The third new exception would be for advisers to small business investment companies, which are generally funds that are licensed by, and receive financing from, the Small Business Administration under the Small Business Investment Act of 1958. This exception would apply to advisers who only advise SBICs (and, in certain cases, entities that have applied for or are in the process of obtaining an SBIC license). The requirement that the adviser “solely” manage SBICs may prohibit many SBIC managers from relying on this exception, as many of them also manage entities that are not licensed as SBICs.
The last new exception, for foreign private advisers, would apply to fund managers with no place of business in the U.S., with fewer than 15 clients in the United States, and with less than $25 million in assets under management in the United States, as long as they do not hold themselves out to the public in the United States as investment advisers or act as investment advisers to registered investment companies.
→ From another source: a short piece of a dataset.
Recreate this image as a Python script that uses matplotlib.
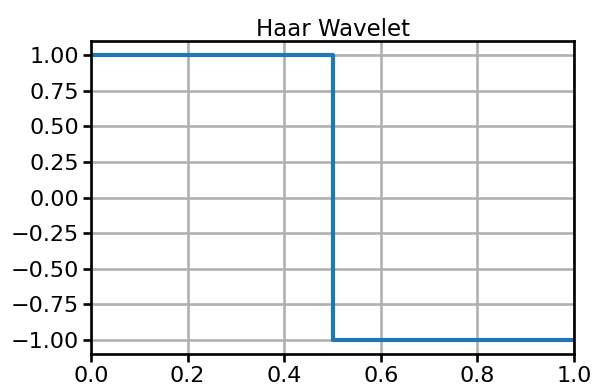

The House Bill would permit the SEC to increase the $25 million limitation.
The House Bill would also require all registered fund managers to report to the SEC the amount of assets under management, use of leverage (including off-balance sheet leverage), counterparty credit risk exposures, trading and investment positions, and trading practices of the private funds they manage, and any other information with respect to those private funds that the SEC determines is necessary. The additional information required may be different for different types and sizes of funds, and the SEC would generally be required to consider the potential of various sizes and types of funds to contribute to systemic risk in prescribing the regulations implementing the legislation.
Although the House Bill provides that the SEC will not generally be compelled to disclose the information provided to it by private fund managers, there is no guarantee that such information will be kept confidential. The SEC would be required to share information with the Federal Reserve Board and other systemic risk regulators to the extent those regulators consider such sharing to be necessary for the regulation of systemic risk. The House Bill also gives the SEC new authority to require managers of private funds to provide any information it determines to be “necessary or appropriate in the public interest and for the protection of investors or for the assessment of systemic risk” directly to investors, prospective investors, counterparties and creditors of the private funds they manage.
The enactment of the House Bill would likely result in two fundamental changes in the regulation of private fund managers as investment advisers. First, many managers of private funds would find that their exemption from registration would depend on the size of the funds, rather than the number of funds, that they manage. How far reaching that change is will depend on the SEC’s definition of the term “venture capital fund”, but the House Bill will almost certainly require the registration of nearly all managers of large hedge funds, which we believe is likely a key policy goal of the legislation. Just as important, the House Bill would delegate sweeping authority to the SEC to require fund managers to report to it, and perhaps even to fund investors and contractual counterparties, information regarding the private funds they manage.